Ø  Python not working :Getting all updates
Update all the component in RHEL using command
       $ sudo yum clear all
       $ sudo yum update 


Ø  Firewall is blocking: Turned off firewall & iptable
Task: Disable / Turn off Linux Firewall (Red hat/CentOS/Fedora Core)

Type the following two commands (you must login as the root user):
$ /etc/init.d/iptables save
$ /etc/init.d/iptables stop

Turn off firewall on boot:
# chkconfig iptables off
Ø  Installation failed. Failed to receive heartbeat from agent/Host name issue: Configured the hostname

Changed the hostname in /etc/sysconfig/network

#HOSTNAME=SENxxxxxxxxx028
HOSTNAME=master

#HOSTNAME=SENxxxxxxxxx238
HOSTNAME=slave

#HOSTNAME=SENxxxxxxxxx239
HOSTNAME=slave2
#HOSTNAME=SENxxxxxxxxx009
HOSTNAME=slave3

 





Ø  User have no sudo access: Make the user as password less sudo user .
Upadte the /etc/sudoers (using the visudo command)
Add
Hadoop_user      ALL = (ALL) NOPASSWD: ALL
save.


Ø  Error in SELinux
To disable it permanently, edit /etc/selinux/config.



SELINUX=enforcing
to
SELINUX=disabled          
 



                                                                                                                                                       

Ø  Component fail to install: Download Install it using yum or rpm command

Eg:

$ rpm cloudera-manager-daemons-4.1.4-1.cm414.p0.461.x86_64.rpm

Or



$ rpm hadoop-2.0.0%2B556-1.cdh4.1.3.p0.23.el5.x86_64.rpm                             


Ø  Task tracker not working: Installed java not found Java
                                                                                                                                                       
Modifying CMF_AGENT_JAVA_HOME
In many cases, modifying the CMF_AGENT_JAVA_HOME environment variable is an effective solution for updating the configuration to accommodate a custom JAVA_HOME. Modifying the CMF_AGENT_JAVA_HOME environment variable enables all services on the host to find the JDK. To modify the CMF_AGENT_JAVA_HOME environment variable

1. Open /etc/default/cloudera-scm-agent.
2. Set the CMF_AGENT_JAVA_HOME environment variable to the java home in your environment.
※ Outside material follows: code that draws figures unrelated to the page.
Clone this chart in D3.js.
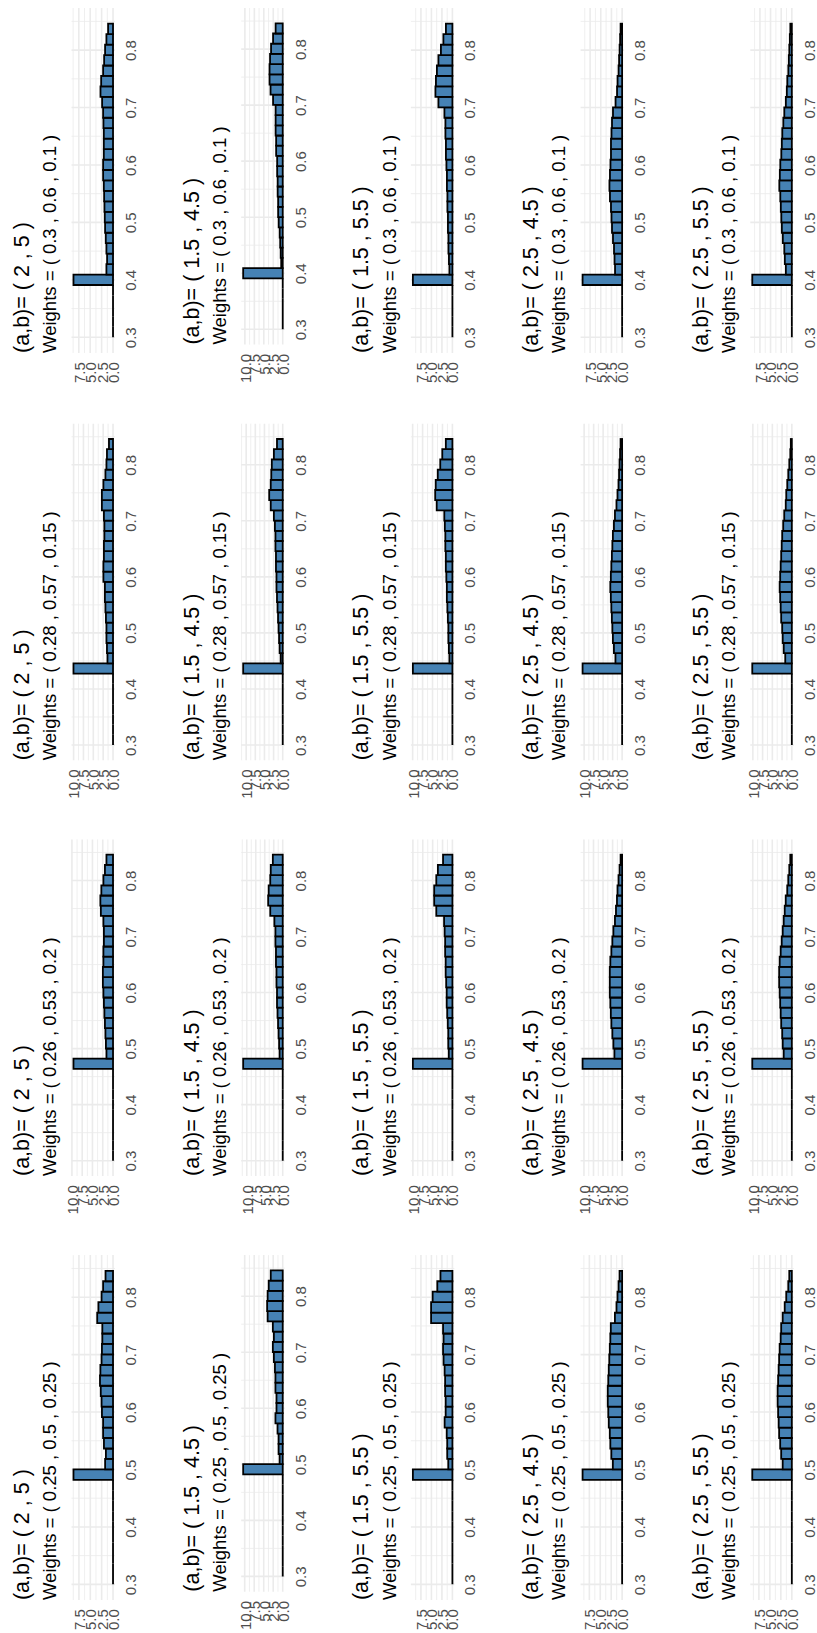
<!DOCTYPE html>
<html><head><meta charset="utf-8">
<script src="https://cdn.jsdelivr.net/npm/d3@7"></script>
<style>body{margin:0;background:#fff}svg{display:block}</style>
</head><body><svg id="c" width="817" height="1633"></svg>
<script>
// ---------- data ----------
const abLabels = ["( 2 , 5 )", "( 1.5 , 4.5 )", "( 1.5 , 5.5 )", "( 2.5 , 4.5 )", "( 2.5 , 5.5 )"];
const weightLabels = ["( 0.3 , 0.6 , 0.1 )", "( 0.28 , 0.57 , 0.15 )", "( 0.26 , 0.53 , 0.2 )", "( 0.25 , 0.5 , 0.25 )"];
const binStart = 0.30, binWidth = 0.0182;
const xTicks = [0.3, 0.4, 0.5, 0.6, 0.7, 0.8];
const xMinor = [0.35, 0.45, 0.55, 0.65, 0.75, 0.85];
const yTickValues = [0, 2.5, 5, 7.5, 10];
const yMinorValues = [1.25, 3.75, 6.25, 8.75, 11.25];

// densities per bin, weights (0.3, 0.6, 0.1)
const densW1 = [
  [0,0,0,0,0, 8.67, 1.45,1.30,1.45,1.59,1.74,1.81,1.88,1.95,2.02,2.17,2.17,2.02,2.02,2.02,2.10,2.17,2.39,2.75,2.60,2.17,1.95,1.74,1.45,1.08],
  [0,0,0,0,0, 10.45, 0.40,0.54,0.67,0.80,1.07,1.21,1.21,1.34,1.34,1.47,1.47,1.74,1.74,1.88,1.88,1.88,2.55,3.22,3.48,3.48,3.35,3.08,2.55,1.88],
  [0,0,0,0,0, 9.42, 0.72,0.83,0.95,0.95,1.07,1.07,1.19,1.19,1.31,1.31,1.43,1.55,1.55,1.67,1.67,1.91,3.34,4.05,3.93,3.70,3.34,2.74,2.15,1.55],
  [0,0,0,0,0, 9.26, 1.66,1.78,1.90,2.14,2.37,2.49,2.61,2.85,2.97,2.85,2.73,2.61,2.61,2.49,2.37,2.14,1.54,1.19,1.07,0.83,0.71,0.59,0.47,0.36],
  [0,0,0,0,0, 9.3, 1.41,1.65,1.77,2.12,2.35,2.47,2.59,2.71,2.94,2.82,2.71,2.47,2.35,2.24,2.00,1.77,1.41,1.18,1.06,0.82,0.71,0.59,0.47,0.35]
];
// weights (0.28, 0.57, 0.15)
const densW2 = [
  [0,0,0,0,0,0,0, 10.03, 1.41,1.54,1.67,1.67,1.80,1.93,2.06,2.06,2.44,2.44,2.31,2.31,2.19,2.19,2.31,2.83,2.83,2.44,1.93,1.67,1.54,1.03],
  [0,0,0,0,0,0,0, 10.82, 0.57,0.85,1.00,1.14,1.28,1.42,1.57,1.71,1.71,1.85,1.85,1.99,1.99,2.14,2.42,3.28,3.70,3.28,3.13,2.99,2.42,1.57],
  [0,0,0,0,0,0,0, 9.94, 0.76,0.89,1.02,1.02,1.15,1.27,1.40,1.40,1.53,1.66,1.66,1.78,1.78,1.91,2.04,3.95,4.33,4.20,3.69,3.06,2.55,1.66],
  [0,0,0,0,0,0,0, 10.41, 1.76,2.16,2.43,2.57,2.70,2.84,2.97,3.11,2.97,2.84,2.70,2.57,2.43,2.16,1.89,1.49,1.22,0.95,0.81,0.68,0.54,0.41],
  [0,0,0,0,0,0,0, 10.15, 1.69,2.08,2.34,2.47,2.73,2.86,2.99,3.12,2.99,2.86,2.73,2.60,2.47,2.21,1.95,1.56,1.43,1.17,0.91,0.65,0.39,0.26]
];
// weights (0.26, 0.53, 0.2)
const densW3 = [
  [0,0,0,0,0,0,0,0,0, 9.62, 1.60,1.73,1.85,1.97,2.10,2.22,2.34,2.47,2.47,2.34,2.34,2.22,2.22,2.34,2.96,3.08,2.84,2.34,1.97,1.60],
  [0,0,0,0,0,0,0,0,0, 11.0, 0.87,1.01,1.16,1.30,1.45,1.59,1.59,1.74,1.74,1.88,1.88,2.03,2.03,2.32,3.47,4.05,3.91,3.47,3.33,2.75],
  [0,0,0,0,0,0,0,0,0, 10.0, 0.92,1.05,1.05,1.18,1.32,1.45,1.45,1.58,1.71,1.71,1.84,1.84,1.97,2.11,4.08,4.61,4.61,4.08,3.68,2.37],
  [0,0,0,0,0,0,0,0,0, 10.36, 2.02,2.29,2.56,2.82,2.96,3.09,3.23,3.23,3.23,3.09,2.82,2.56,2.29,1.88,1.61,1.35,1.21,0.94,0.67,0.40],
  [0,0,0,0,0,0,0,0,0, 10.12, 2.08,2.33,2.46,2.72,2.85,2.98,3.11,3.24,3.24,3.11,2.85,2.59,2.33,2.08,1.82,1.56,1.17,0.91,0.65,0.39]
];
// weights (0.25, 0.5, 0.25)
const densW4 = [
  [0,0,0,0,0,0,0,0,0,0, 8.7, 1.74,1.57,2.00,2.18,2.18,2.44,2.52,2.70,2.87,2.78,2.52,2.44,2.35,2.35,3.48,3.22,2.52,2.18,1.65],
  [0,0,0,0,0,0,0,0,0,0, 10.4, 0.82,1.09,1.09,1.37,1.92,1.64,1.64,1.92,1.92,2.05,2.33,2.60,2.33,2.60,3.97,4.10,3.97,3.69,3.15],
  [0,0,0,0,0,0,0,0,0,0, 9.42, 0.99,1.24,1.24,1.36,1.86,1.61,1.61,1.74,1.74,1.86,2.11,2.23,2.11,2.23,5.08,5.08,4.71,3.60,2.85],
  [0,0,0,0,0,0,0,0,0,0, 9.05, 2.12,2.47,2.70,2.82,3.06,3.17,3.29,3.29,3.17,3.06,2.94,2.82,2.70,2.59,1.65,1.29,1.06,0.82,0.59],
  [0,0,0,0,0,0,0,0,0,0, 9.0, 2.08,2.42,2.65,2.89,3.00,3.12,3.23,3.23,3.12,3.00,2.89,2.77,2.54,2.42,2.08,1.62,1.27,0.81,0.58]
];

// ---------- layout ----------
const rowsData = [densW1, densW2, densW3, densW4];
const ROW_PITCH = 415.7, COL_PITCH = 169.7;
const FONT = "'Liberation Sans', Arial, Helvetica, sans-serif";
const AXIS_FS = 15, TITLE_FS = 21.5, SUB_FS = 18.5;
const svg = d3.select("#c");
svg.append("rect").attr("width", 817).attr("height", 1633).attr("fill", "#fff");

const meas = svg.append("text").attr("font-family", FONT).attr("font-size", AXIS_FS).attr("opacity", 0);
const textW = s => { meas.text(s); return meas.node().getComputedTextLength(); };
const fmt = d3.format(".1f");

rowsData.forEach((row, r) => row.forEach((dens, c) => {
  const dx = c * COL_PITCH, dy = r * ROW_PITCH;
  const m = d3.max(dens);
  const yLim = [-0.05 * m, 1.05 * m];
  const yT = yTickValues.filter(v => v >= yLim[0] && v <= yLim[1]);
  const yM = yMinorValues.filter(v => v >= yLim[0] && v <= yLim[1]);
  const lw = d3.max(yT, v => textW(fmt(v)));
  const labelEdge = 383 + dy;
  const gap = 9.2;
  const pBottom = labelEdge - lw - gap;
  const pTop = 8 + dy;
  const pLeftX = 71.5 + dx, pRightX = 115 + dx;

  const xLo = binStart, xHi = binStart + dens.length * binWidth, R = xHi - xLo;
  const x = d3.scaleLinear().domain([xLo - 0.05 * R, xHi + 0.05 * R]).range([pBottom, pTop]);
  const y = d3.scaleLinear().domain(yLim).range([pRightX, pLeftX]);

  const g = svg.append("g");
  // grid: minor
  g.selectAll(null).data(xMinor.filter(v => v >= x.domain()[0] && v <= x.domain()[1])).join("line")
    .attr("x1", pLeftX).attr("x2", pRightX).attr("y1", d => x(d)).attr("y2", d => x(d))
    .attr("stroke", "#EBEBEB").attr("stroke-width", 0.8);
  g.selectAll(null).data(yM).join("line")
    .attr("y1", pTop).attr("y2", pBottom).attr("x1", d => y(d)).attr("x2", d => y(d))
    .attr("stroke", "#EBEBEB").attr("stroke-width", 0.8);
  // grid: major
  g.selectAll(null).data(xTicks).join("line")
    .attr("x1", pLeftX).attr("x2", pRightX).attr("y1", d => x(d)).attr("y2", d => x(d))
    .attr("stroke", "#EBEBEB").attr("stroke-width", 1.6);
  g.selectAll(null).data(yT).join("line")
    .attr("y1", pTop).attr("y2", pBottom).attr("x1", d => y(d)).attr("x2", d => y(d))
    .attr("stroke", "#EBEBEB").attr("stroke-width", 1.6);

  // bars
  const bins = dens.map((d, i) => ({ x0: binStart + i * binWidth, x1: binStart + (i + 1) * binWidth, d }));
  g.selectAll(null).data(bins).join("path")
    .attr("d", b => `M${y(0)},${x(b.x0)}H${y(b.d)}V${x(b.x1)}H${y(0)}Z`)
    .attr("fill", "#4682B4").attr("stroke", "#000").attr("stroke-width", 1.8)
    .attr("stroke-linejoin", "miter");

  // x axis (values along vertical direction)
  const xa = g.append("g").attr("transform", `translate(${pRightX},0)`)
    .call(d3.axisRight(x).tickValues(xTicks).tickSize(0).tickPadding(0).tickFormat(d3.format(".1f")));
  xa.select(".domain").remove();
  xa.selectAll("text").attr("x", null).attr("dy", null)
    .attr("transform", "translate(21,0) rotate(-90)")
    .attr("text-anchor", "middle")
    .attr("font-family", FONT).attr("font-size", AXIS_FS).attr("fill", "#4D4D4D");

  // y axis (values along horizontal direction)
  const ya = g.append("g").attr("transform", `translate(0,${pBottom + gap})`)
    .call(d3.axisBottom(y).tickValues(yT).tickSize(0).tickPadding(0).tickFormat(fmt));
  ya.select(".domain").remove();
  ya.selectAll("text").attr("y", null).attr("dy", null)
    .attr("transform", "translate(5.4,0) rotate(-90)")
    .attr("text-anchor", "end")
    .attr("font-family", FONT).attr("font-size", AXIS_FS).attr("fill", "#4D4D4D");

  // titles
  g.append("text").attr("transform", `translate(${28.8 + dx},${pBottom}) rotate(-90)`)
    .attr("font-family", FONT).attr("font-size", TITLE_FS).attr("fill", "#000")
    .text("(a,b)= " + abLabels[c]);
  g.append("text").attr("transform", `translate(${56.2 + dx},${pBottom}) rotate(-90)`)
    .attr("font-family", FONT).attr("font-size", SUB_FS).attr("fill", "#000")
    .text("Weights = " + weightLabels[r]);
}));
meas.remove();
</script>
</body></html>
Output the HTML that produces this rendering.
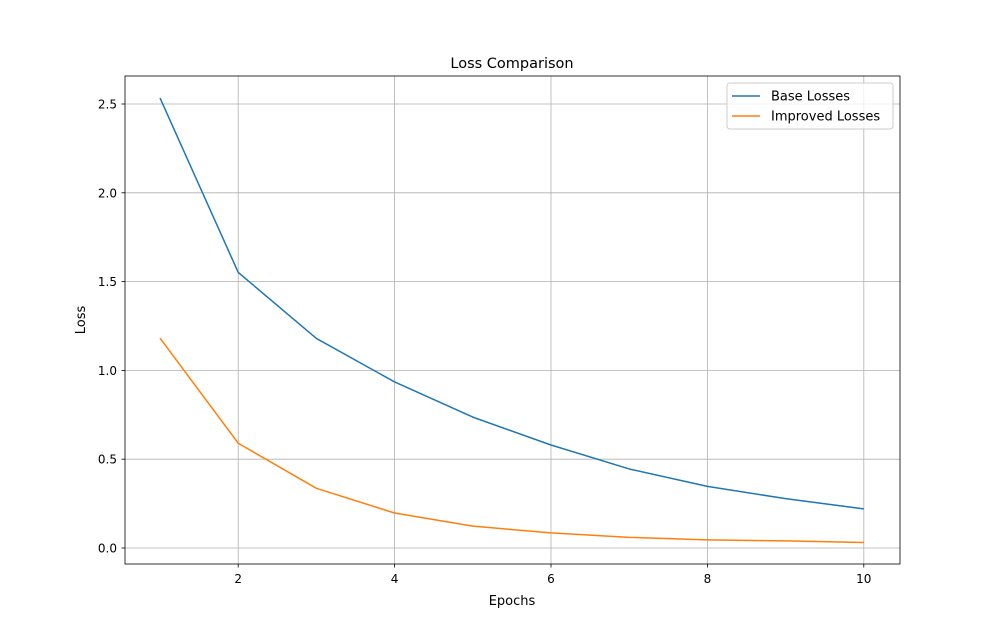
<!DOCTYPE html>
<html><head><meta charset="utf-8"><style>
html,body{margin:0;padding:0;background:#fff;}
svg text{font-family:"DejaVu Sans","Liberation Sans",sans-serif;fill:#000;}
</style></head><body>
<svg id="chart" width="1000" height="634" viewBox="0 0 1000 634" xmlns="http://www.w3.org/2000/svg">
<rect width="1000" height="634" fill="#fff"/>
<g id="grid"></g>
<g id="lines"></g>
<rect x="125" y="76" width="775" height="488" fill="none" stroke="#000" stroke-width="0.8"/>
<g id="ticks"></g>
<text x="512" y="68" font-size="14.5" text-anchor="middle">Loss Comparison</text>
<text x="512" y="605" font-size="13" text-anchor="middle">Epochs</text>
<text x="85" y="320" font-size="13" text-anchor="middle" transform="rotate(-90 85 320)">Loss</text>
<g>
<rect x="727" y="83" width="166" height="46" rx="3" fill="#fff" fill-opacity="0.8" stroke="#ccc"/>
<g>
<line x1="732" y1="96" x2="760" y2="96" stroke="#1f77b4" stroke-width="1.5"/>
<text x="771" y="100.5" font-size="13">Base Losses</text></g>
<g>
<line x1="732" y1="116" x2="760" y2="116" stroke="#ff7f0e" stroke-width="1.5"/>
<text x="771" y="120.5" font-size="13">Improved Losses</text></g>
</g>
</svg>
<script>
const epochs=[1,2,3,4,5,6,7,8,9,10];
const baseLosses=[2.534,1.552,1.18,0.935,0.737,0.58,0.445,0.347,0.278,0.22];
const improvedLosses=[1.182,0.59,0.336,0.197,0.123,0.085,0.06,0.046,0.04,0.031];
const xTicks=[2,4,6,8,10];
const yTicks=[0.0,0.5,1.0,1.5,2.0,2.5];
const NS="http://www.w3.org/2000/svg";
function xs(v){return 160+(v-1)*78.2;}
function ys(v){return 548-v*177.6;}
const grid=document.getElementById('grid'),ticks=document.getElementById('ticks'),lines=document.getElementById('lines');
function mk(tag,attrs,parent){const e=document.createElementNS(NS,tag);for(const k in attrs)e.setAttribute(k,attrs[k]);parent.appendChild(e);return e;}
xTicks.forEach(t=>{const x=xs(t);
const g=mk('line',{x1:x,x2:x,y1:76,y2:564,stroke:'#b0b0b0','stroke-width':0.8},grid);


mk('line',{x1:x,x2:x,y1:564,y2:567.5,stroke:'#000','stroke-width':0.8},ticks);
const tx=mk('text',{x:x,y:583,'font-size':12,'text-anchor':'middle'},ticks);tx.textContent=t;

});
yTicks.forEach(t=>{const y=ys(t);
const g=mk('line',{x1:125,x2:900,y1:y,y2:y,stroke:'#b0b0b0','stroke-width':0.8},grid);


mk('line',{x1:121.5,x2:125,y1:y,y2:y,stroke:'#000','stroke-width':0.8},ticks);
const tx=mk('text',{x:117,y:y+4.5,'font-size':12,'text-anchor':'end'},ticks);tx.textContent=t.toFixed(1);

});
function series(vals,color,name){
const p=mk('polyline',{points:vals.map((v,i)=>xs(epochs[i])+','+ys(v)).join(' '),fill:'none',stroke:color,'stroke-width':1.5,'stroke-linejoin':'round'},lines);

}
series(baseLosses,'#1f77b4','base-losses-line');
series(improvedLosses,'#ff7f0e','improved-losses-line');
</script>
</body></html>
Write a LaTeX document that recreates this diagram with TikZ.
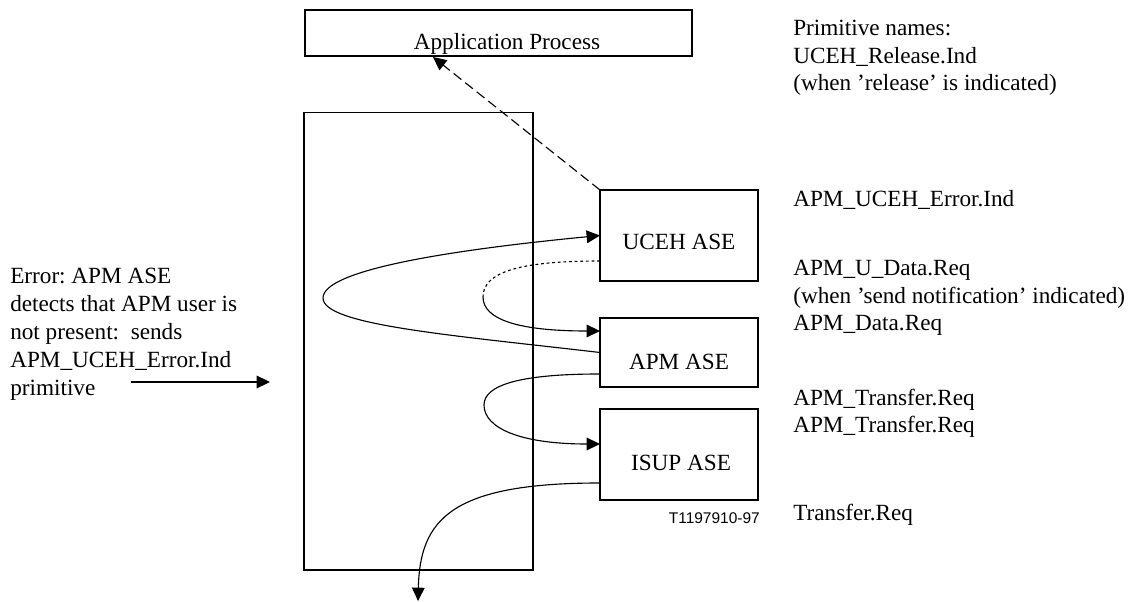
\documentclass[tikz,border=0pt]{standalone}
\usepackage{fontspec}
\setmainfont{Liberation Serif}
\newfontfamily\tagfont{Liberation Sans}
\usetikzlibrary{arrows.meta,calc}
\frenchspacing
\newcommand{\diagfont}{\fontsize{16.5}{19.9}\selectfont}
\tikzset{
  blk/.style={draw,inner sep=0,outer sep=0,line width=0.8pt},
  txt/.style={font=\diagfont,inner sep=0,anchor=base west,align=left},
  lbl/.style={font=\diagfont,inner sep=0,anchor=base},
  flow/.style={line width=0.8pt,->},
}

\begin{document}
\begin{tikzpicture}[x=0.025cm,y=-0.025cm,>={Triangle[length=9.5pt,width=9pt]}]
\useasboundingbox (0,0) rectangle (1137,602);
\node[blk,minimum width=9.675cm,minimum height=1.15cm] (app) at (498.5,33) {};
\node[lbl] (applbl) at (507,50) {Application Process};
\node[blk,minimum width=5.725cm,minimum height=11.425cm] (stack) at (418.5,341.5) {};
\node[blk,minimum width=3.95cm,minimum height=2.275cm] (uceh) at (679,235.5) {};
\node[lbl] (ucehlbl) at (679,250) {UCEH ASE};
\node[blk,minimum width=3.95cm,minimum height=1.725cm] (apm) at (679,352.5) {};
\node[lbl] (apmlbl) at (679,370) {APM ASE};
\node[blk,minimum width=3.95cm,minimum height=2.275cm] (isup) at (679,454.5) {};
\node[lbl] (isuplbl) at (681,470) {ISUP ASE};
\node[inner sep=0,anchor=base east,font=\tagfont\fontsize{11}{13}\selectfont] (fig) at (760,523.5) {T1197910-97};

\node[txt] (prim) at (793,91) {Primitive names:\\UCEH\_Release.Ind\\(when 'release' is indicated)};
\node[txt] (errind) at (793,207) {APM\_UCEH\_Error.Ind};
\node[txt] (udata) at (793,331) {APM\_U\_Data.Req\\(when 'send notification' indicated)\\APM\_Data.Req};
\node[txt] (transf) at (793,433) {APM\_Transfer.Req\\APM\_Transfer.Req};
\node[txt] (treq) at (793,520) {Transfer.Req};
\node[txt] (errtxt) at (10,395) {Error: APM ASE\\detects that APM user is\\not present: \ sends\\APM\_UCEH\_Error.Ind\\primitive};

\coordinate (inA) at (131,382);
\coordinate (inB) at (270,382);
\coordinate (uptip) at (433,57);
\coordinate (outtip) at (418,601);

\draw[flow] (inA) -- (inB);
\draw[flow,dash pattern=on 7pt off 3.5pt] (uceh.north west) -- (uptip);
\draw[flow] (apm.west) .. controls (450,335) and (323,325) .. (323,298)
  .. controls (323,270) and (450,250) .. (uceh.west);
\draw[line width=0.8pt,dash pattern=on 2pt off 2pt] ($(uceh.west)+(0,25.5)$) .. controls (520,261) and (483,272) .. (483,297);
\draw[flow] (483,297) .. controls (483,320) and (520,331) .. ($(apm.west)+(0,-21.5)$);
\draw[flow] ($(apm.west)+(0,21.5)$) .. controls (520,374) and (484,385) .. (484,405)
  .. controls (484,428) and (520,444) .. ($(isup.west)+(0,-10.5)$);
\draw[flow] ($(isup.west)+(0,28.5)$) .. controls (450,483) and (420,520) .. (outtip);
\end{tikzpicture}
\end{document}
For example, you might modify the file to include the following line: export CMF_AGENT_JAVA_HOME=/usr/custom_java
3. Save and close the cloudera-scm-agent file.
4. Restart the Cloudera Manager Agent using the following command: sudo service cloudera-scm-agent restart

Ø  Not able to access HDFS by hadoop fs –ls:user access issue.

sudo su - hdfs
sudo -u hdfs hadoop fs -mkdir /user/$USER
sudo -u hdfs hadoop fs -chown $USER /user/$USER

Ø  Hive error :
                                                                                                                                                       
[saurav@localhost ~]$ hive
Logging initialized using configuration in file:/etc/hive/conf.dist/hive-log4j.properties
Hive history file=/tmp/saurav/hive_job_log_saurav_201301301109_1273106907.txt
hive> show tables
    > ;
FAILED: Error in metadata: javax.jdo.JDOFatalDataStoreException: Failed to create database '/var/lib/hive/metastore/metastore_db', see the next exception for details.
NestedThrowables:
java.sql.SQLException: Failed to create database '/var/lib/hive/metastore/metastore_db', see the next exception for details.
FAILED: Execution Error, return code 1 from org.apache.hadoop.hive.ql.exec.DDLTask



Solution

The error below suggests you don't have the MySQL JDBC driver installed.  Unfortunately, because of MySQL's licensing, Cloudera Manager can't just do that for you.   See https://ccp.cloudera.com/display/CDH4DOC/Hive+Installation#HiveInstallation-ConfiguringaremoteMySQLdatabaseasHiveMetastore for some instructions.



Ø  Hue/Beewax first user: The first user of should be the user name of your user name of machine
Example: The first user should be hadoop_user in our case.